=== To be done ===
Any pictures should be left out; please print exactly the lines between the line with "Convert this chart to Plotly code." and the line with "return 1.0 - 0.40", inclusive.

--- Begin Records to process ---

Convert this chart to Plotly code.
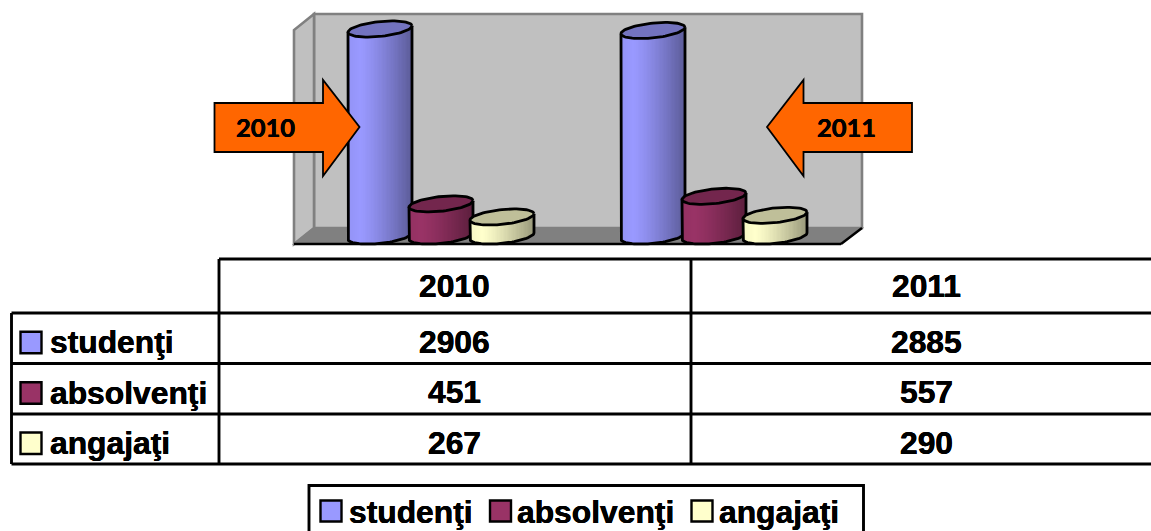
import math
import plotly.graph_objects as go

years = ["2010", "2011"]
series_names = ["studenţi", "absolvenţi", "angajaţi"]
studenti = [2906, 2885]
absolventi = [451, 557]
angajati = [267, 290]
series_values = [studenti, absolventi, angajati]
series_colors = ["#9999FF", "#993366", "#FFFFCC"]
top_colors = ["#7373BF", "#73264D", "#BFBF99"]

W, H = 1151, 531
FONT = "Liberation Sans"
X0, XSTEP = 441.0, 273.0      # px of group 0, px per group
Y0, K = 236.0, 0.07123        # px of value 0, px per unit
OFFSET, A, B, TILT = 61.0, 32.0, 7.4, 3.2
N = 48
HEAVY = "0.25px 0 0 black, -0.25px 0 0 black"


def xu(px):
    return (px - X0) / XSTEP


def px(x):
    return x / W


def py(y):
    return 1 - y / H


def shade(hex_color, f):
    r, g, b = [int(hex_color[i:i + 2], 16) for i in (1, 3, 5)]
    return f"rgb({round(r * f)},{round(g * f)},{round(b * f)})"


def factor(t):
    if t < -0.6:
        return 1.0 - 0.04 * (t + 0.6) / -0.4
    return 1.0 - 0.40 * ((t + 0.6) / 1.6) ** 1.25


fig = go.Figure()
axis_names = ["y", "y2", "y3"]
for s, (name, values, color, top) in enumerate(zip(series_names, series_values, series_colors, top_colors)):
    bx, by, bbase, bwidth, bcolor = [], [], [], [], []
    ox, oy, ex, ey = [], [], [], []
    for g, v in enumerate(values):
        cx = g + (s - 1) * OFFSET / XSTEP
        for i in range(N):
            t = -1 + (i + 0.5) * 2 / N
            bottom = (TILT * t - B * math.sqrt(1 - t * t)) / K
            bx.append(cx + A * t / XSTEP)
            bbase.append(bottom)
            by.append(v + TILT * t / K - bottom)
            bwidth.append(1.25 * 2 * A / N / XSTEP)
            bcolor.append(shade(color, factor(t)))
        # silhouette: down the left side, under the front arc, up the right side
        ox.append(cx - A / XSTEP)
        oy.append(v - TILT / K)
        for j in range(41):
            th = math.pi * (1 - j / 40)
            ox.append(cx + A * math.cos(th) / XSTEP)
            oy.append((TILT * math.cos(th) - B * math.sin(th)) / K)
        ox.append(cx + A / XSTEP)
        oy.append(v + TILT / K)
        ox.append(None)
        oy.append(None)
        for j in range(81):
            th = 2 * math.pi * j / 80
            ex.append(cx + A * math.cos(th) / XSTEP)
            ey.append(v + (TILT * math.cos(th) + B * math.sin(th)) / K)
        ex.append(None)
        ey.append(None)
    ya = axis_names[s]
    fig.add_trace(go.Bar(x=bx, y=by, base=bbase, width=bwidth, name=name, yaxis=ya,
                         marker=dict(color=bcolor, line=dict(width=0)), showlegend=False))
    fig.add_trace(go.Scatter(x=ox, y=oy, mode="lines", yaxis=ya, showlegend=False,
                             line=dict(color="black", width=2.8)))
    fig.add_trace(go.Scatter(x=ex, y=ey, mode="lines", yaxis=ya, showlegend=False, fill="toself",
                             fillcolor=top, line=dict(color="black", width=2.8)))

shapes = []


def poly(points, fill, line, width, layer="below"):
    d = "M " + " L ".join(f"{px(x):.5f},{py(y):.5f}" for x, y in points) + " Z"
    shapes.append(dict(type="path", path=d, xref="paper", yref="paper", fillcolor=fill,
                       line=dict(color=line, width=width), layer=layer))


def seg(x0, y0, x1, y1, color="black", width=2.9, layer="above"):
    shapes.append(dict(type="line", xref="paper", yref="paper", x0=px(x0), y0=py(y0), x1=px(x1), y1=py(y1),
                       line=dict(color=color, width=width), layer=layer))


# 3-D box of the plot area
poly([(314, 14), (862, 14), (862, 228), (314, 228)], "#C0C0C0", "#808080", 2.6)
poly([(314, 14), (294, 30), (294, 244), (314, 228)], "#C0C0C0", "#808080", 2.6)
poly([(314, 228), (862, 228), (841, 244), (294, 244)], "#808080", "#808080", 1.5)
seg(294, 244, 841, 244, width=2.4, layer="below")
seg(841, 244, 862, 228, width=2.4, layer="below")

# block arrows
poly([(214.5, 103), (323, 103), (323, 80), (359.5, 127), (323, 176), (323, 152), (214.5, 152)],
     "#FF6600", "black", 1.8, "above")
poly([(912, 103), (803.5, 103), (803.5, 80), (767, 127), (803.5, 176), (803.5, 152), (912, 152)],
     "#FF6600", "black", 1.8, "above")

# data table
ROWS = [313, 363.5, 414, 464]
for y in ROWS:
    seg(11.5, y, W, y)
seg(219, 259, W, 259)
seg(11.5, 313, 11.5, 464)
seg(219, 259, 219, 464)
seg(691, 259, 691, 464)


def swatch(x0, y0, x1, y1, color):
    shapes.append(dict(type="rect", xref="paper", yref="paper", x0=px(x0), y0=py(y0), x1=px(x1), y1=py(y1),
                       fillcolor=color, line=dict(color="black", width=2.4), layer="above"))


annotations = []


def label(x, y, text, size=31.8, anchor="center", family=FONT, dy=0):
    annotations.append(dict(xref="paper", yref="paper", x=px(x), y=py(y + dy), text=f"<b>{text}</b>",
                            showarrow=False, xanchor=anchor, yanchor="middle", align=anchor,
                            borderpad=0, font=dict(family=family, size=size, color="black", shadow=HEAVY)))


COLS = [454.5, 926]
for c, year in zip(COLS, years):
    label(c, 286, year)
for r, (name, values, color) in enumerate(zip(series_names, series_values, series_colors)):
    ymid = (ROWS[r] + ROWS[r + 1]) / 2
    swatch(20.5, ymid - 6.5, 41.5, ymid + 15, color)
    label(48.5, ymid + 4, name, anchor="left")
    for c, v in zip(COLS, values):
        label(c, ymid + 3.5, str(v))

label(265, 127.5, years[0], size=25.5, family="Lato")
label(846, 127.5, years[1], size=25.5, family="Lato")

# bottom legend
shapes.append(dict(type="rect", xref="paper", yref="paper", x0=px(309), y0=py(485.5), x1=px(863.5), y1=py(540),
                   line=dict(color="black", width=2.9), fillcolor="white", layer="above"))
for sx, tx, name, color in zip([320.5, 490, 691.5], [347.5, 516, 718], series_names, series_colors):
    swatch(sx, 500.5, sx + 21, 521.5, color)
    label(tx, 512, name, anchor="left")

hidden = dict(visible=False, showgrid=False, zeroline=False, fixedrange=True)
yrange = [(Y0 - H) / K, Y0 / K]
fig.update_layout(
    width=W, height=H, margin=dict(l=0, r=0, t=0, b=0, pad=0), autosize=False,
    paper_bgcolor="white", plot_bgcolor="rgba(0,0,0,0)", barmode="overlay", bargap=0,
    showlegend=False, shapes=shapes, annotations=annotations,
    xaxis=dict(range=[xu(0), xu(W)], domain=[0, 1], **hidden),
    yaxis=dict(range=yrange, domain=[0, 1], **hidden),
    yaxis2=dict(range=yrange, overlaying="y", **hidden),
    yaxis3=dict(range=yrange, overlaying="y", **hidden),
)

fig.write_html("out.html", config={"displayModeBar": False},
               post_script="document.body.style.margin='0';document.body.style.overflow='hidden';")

--- End Records to process ---
--- Begin Records to process ---

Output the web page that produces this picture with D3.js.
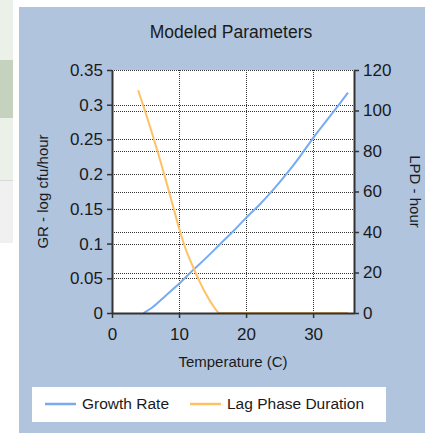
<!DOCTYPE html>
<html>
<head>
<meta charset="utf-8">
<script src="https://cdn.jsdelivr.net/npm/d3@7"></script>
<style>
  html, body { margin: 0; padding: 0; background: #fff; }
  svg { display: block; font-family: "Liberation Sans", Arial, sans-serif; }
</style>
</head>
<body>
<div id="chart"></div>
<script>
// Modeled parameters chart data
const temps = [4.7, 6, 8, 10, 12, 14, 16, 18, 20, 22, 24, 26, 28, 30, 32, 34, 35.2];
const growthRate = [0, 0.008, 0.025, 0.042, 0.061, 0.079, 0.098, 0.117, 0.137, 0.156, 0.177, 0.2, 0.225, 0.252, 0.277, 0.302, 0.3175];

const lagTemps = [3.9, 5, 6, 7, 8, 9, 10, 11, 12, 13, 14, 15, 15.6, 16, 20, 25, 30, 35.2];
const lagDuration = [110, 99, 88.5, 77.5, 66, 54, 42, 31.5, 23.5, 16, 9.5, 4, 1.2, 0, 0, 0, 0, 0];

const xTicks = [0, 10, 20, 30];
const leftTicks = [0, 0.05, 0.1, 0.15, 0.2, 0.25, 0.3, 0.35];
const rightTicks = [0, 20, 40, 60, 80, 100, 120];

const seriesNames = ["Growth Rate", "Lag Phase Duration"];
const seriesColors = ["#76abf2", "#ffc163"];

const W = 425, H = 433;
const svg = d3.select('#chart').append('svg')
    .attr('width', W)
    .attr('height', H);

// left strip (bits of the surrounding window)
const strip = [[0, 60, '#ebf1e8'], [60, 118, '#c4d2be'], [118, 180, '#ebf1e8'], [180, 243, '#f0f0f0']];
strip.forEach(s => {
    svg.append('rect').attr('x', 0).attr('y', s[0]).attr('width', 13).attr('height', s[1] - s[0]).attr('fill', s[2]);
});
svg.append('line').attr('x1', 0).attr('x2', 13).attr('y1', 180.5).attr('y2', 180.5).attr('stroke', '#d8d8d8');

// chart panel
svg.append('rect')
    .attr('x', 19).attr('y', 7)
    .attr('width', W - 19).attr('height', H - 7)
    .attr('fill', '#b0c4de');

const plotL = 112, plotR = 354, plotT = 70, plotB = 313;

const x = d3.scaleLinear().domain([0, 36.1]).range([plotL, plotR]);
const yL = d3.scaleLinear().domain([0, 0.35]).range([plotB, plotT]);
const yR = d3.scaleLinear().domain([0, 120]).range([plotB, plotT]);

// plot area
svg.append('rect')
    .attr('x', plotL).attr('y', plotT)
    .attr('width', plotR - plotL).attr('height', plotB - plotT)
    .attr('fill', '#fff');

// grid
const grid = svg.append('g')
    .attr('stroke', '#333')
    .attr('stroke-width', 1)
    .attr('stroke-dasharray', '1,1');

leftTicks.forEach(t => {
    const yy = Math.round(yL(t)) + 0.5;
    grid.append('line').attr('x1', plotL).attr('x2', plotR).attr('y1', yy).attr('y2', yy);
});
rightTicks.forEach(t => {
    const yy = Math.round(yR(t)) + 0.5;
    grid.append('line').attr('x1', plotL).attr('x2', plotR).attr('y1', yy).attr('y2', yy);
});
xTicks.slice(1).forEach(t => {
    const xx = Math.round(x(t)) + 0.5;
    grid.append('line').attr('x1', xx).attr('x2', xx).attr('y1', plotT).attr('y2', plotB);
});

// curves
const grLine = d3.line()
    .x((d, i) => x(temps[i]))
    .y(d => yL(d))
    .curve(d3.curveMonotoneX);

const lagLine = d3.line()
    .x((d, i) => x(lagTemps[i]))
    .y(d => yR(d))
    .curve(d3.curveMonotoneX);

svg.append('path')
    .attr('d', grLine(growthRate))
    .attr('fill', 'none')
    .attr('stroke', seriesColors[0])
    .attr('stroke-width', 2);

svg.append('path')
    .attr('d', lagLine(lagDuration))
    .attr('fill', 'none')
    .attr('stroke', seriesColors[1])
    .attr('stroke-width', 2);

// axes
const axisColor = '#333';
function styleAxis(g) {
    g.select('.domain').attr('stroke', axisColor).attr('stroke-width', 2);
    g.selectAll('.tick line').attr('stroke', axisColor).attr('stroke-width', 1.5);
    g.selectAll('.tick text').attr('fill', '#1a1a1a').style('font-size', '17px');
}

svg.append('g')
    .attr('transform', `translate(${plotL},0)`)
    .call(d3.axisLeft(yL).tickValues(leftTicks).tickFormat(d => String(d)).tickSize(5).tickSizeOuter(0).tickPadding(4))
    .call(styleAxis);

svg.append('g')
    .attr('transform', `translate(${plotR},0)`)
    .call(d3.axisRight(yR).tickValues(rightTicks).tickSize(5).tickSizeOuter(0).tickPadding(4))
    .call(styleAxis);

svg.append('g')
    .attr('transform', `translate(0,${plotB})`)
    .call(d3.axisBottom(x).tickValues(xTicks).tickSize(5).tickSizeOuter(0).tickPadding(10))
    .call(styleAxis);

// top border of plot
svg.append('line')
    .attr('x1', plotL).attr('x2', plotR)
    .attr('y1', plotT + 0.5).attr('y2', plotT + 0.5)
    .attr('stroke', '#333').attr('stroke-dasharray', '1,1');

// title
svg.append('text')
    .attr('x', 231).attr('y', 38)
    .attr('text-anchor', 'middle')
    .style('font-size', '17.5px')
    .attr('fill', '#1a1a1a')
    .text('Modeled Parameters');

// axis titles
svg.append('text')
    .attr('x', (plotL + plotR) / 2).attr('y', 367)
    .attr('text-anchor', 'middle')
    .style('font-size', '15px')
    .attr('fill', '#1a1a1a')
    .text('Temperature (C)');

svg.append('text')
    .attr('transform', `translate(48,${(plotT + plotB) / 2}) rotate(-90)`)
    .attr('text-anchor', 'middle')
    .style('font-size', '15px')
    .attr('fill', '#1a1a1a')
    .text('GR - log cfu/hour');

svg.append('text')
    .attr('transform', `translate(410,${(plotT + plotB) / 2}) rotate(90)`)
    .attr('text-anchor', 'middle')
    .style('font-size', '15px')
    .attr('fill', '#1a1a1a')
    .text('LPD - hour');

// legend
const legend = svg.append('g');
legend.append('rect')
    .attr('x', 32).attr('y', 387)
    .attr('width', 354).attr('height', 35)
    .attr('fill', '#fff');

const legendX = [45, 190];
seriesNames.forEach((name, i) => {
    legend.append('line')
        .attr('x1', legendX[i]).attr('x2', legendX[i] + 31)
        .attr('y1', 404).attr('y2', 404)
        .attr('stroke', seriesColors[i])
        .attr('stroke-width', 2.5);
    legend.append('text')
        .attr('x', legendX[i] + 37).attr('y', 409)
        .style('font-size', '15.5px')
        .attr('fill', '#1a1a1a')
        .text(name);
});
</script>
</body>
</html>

--- End Records to process ---
--- Begin Records to process ---

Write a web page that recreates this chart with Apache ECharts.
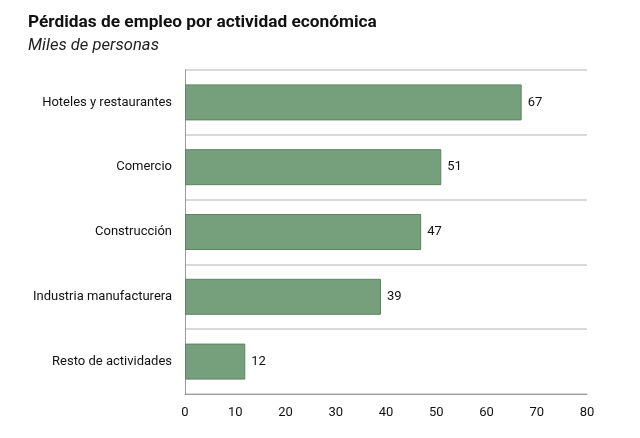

--- End Records to process ---

=== Response ===
Convert this chart to Plotly code.
import math
import plotly.graph_objects as go

years = ["2010", "2011"]
series_names = ["studenţi", "absolvenţi", "angajaţi"]
studenti = [2906, 2885]
absolventi = [451, 557]
angajati = [267, 290]
series_values = [studenti, absolventi, angajati]
series_colors = ["#9999FF", "#993366", "#FFFFCC"]
top_colors = ["#7373BF", "#73264D", "#BFBF99"]

W, H = 1151, 531
FONT = "Liberation Sans"
X0, XSTEP = 441.0, 273.0      # px of group 0, px per group
Y0, K = 236.0, 0.07123        # px of value 0, px per unit
OFFSET, A, B, TILT = 61.0, 32.0, 7.4, 3.2
N = 48
HEAVY = "0.25px 0 0 black, -0.25px 0 0 black"


def xu(px):
    return (px - X0) / XSTEP


def px(x):
    return x / W


def py(y):
    return 1 - y / H


def shade(hex_color, f):
    r, g, b = [int(hex_color[i:i + 2], 16) for i in (1, 3, 5)]
    return f"rgb({round(r * f)},{round(g * f)},{round(b * f)})"


def factor(t):
    if t < -0.6:
        return 1.0 - 0.04 * (t + 0.6) / -0.4
    return 1.0 - 0.40 * ((t + 0.6) / 1.6) ** 1.25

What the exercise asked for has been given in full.